… is from page 236 of Matt Ridley’s splendid 1997 volume, The Origins of Virtue:
Leviathan creates tragedies of the commons where none were before.
DBx: Yes.
To the extent that the state enables Jones to spend Smith’s money, Smith to spend Jones’s money, and both to spend Williams’s money – to the extent that the state gives to Jones a say in how Smith’s property is used, Smith a say in how Jones’s property is used, and Williams a say in how the properties of Smith and Jones are used – to the extent that the state allows Jones to prescribe and proscribe Smith’s actions, Smith to prescribe and proscribe Jones’s actions, and Smith, Jones, and Williams to prescribe and proscribe Jackson’s actions, the state does indeed create free riding and other negative externalities where none were before.
The widely accepted idea that private markets are a major source of negative externalities is itself overblown.
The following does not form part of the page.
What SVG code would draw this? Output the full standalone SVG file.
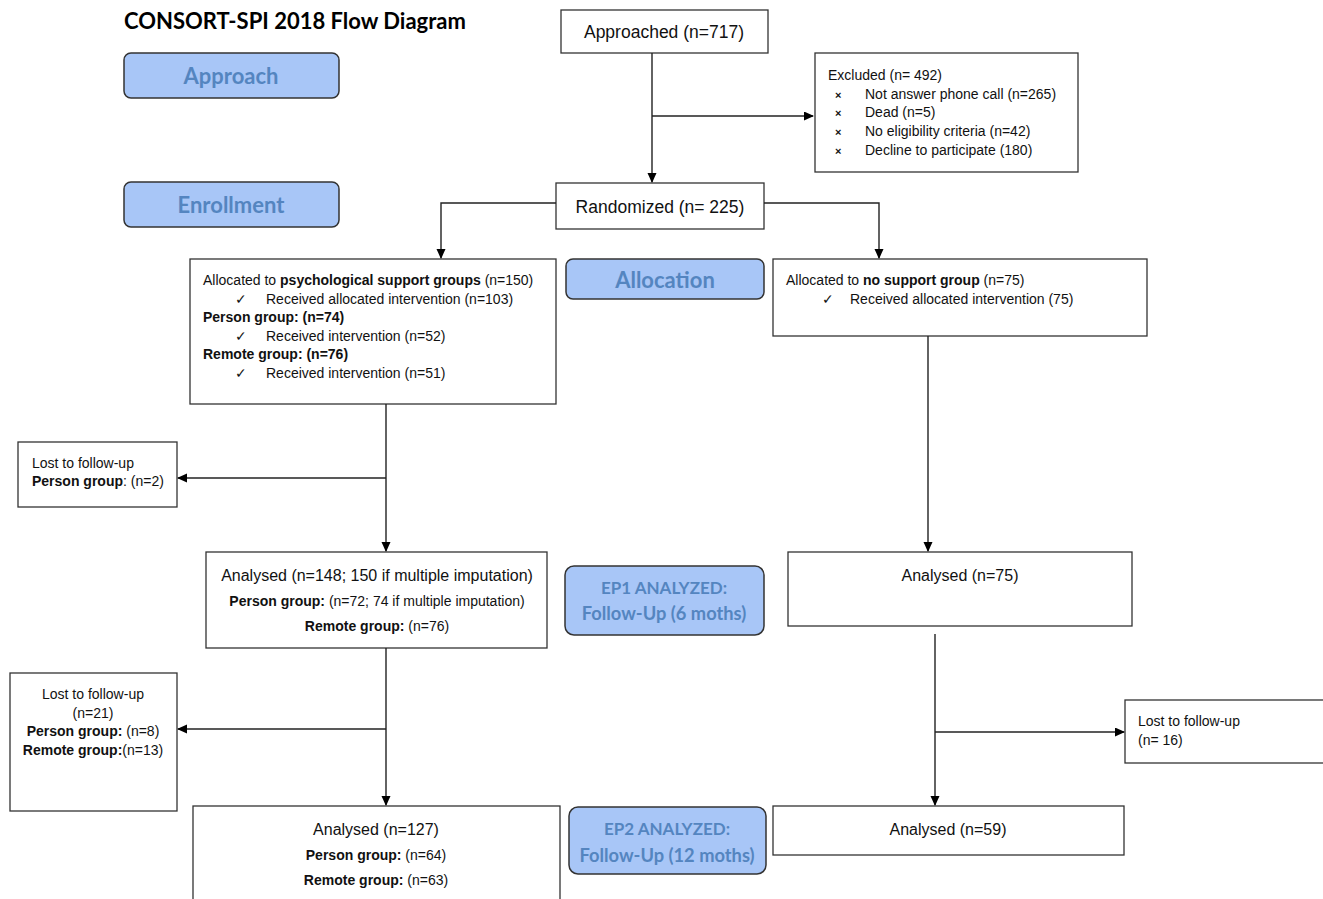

But far more overblown is the notion that the state reliably ‘corrects’ (or “internalizes”) these externalities in ways that result in an overall reduction in negative externalities.
Listen to any modern political campaign: it is a litany mostly of promises to use state coercion to transfer benefits to one group of people both by seizing the properties of other people and by unilaterally prescribing and proscribing the actions of other people. In short, politicians spend the bulk of their time promising to unleash negative externalities. Unfortunately, these promises are ones that politicians generally keep.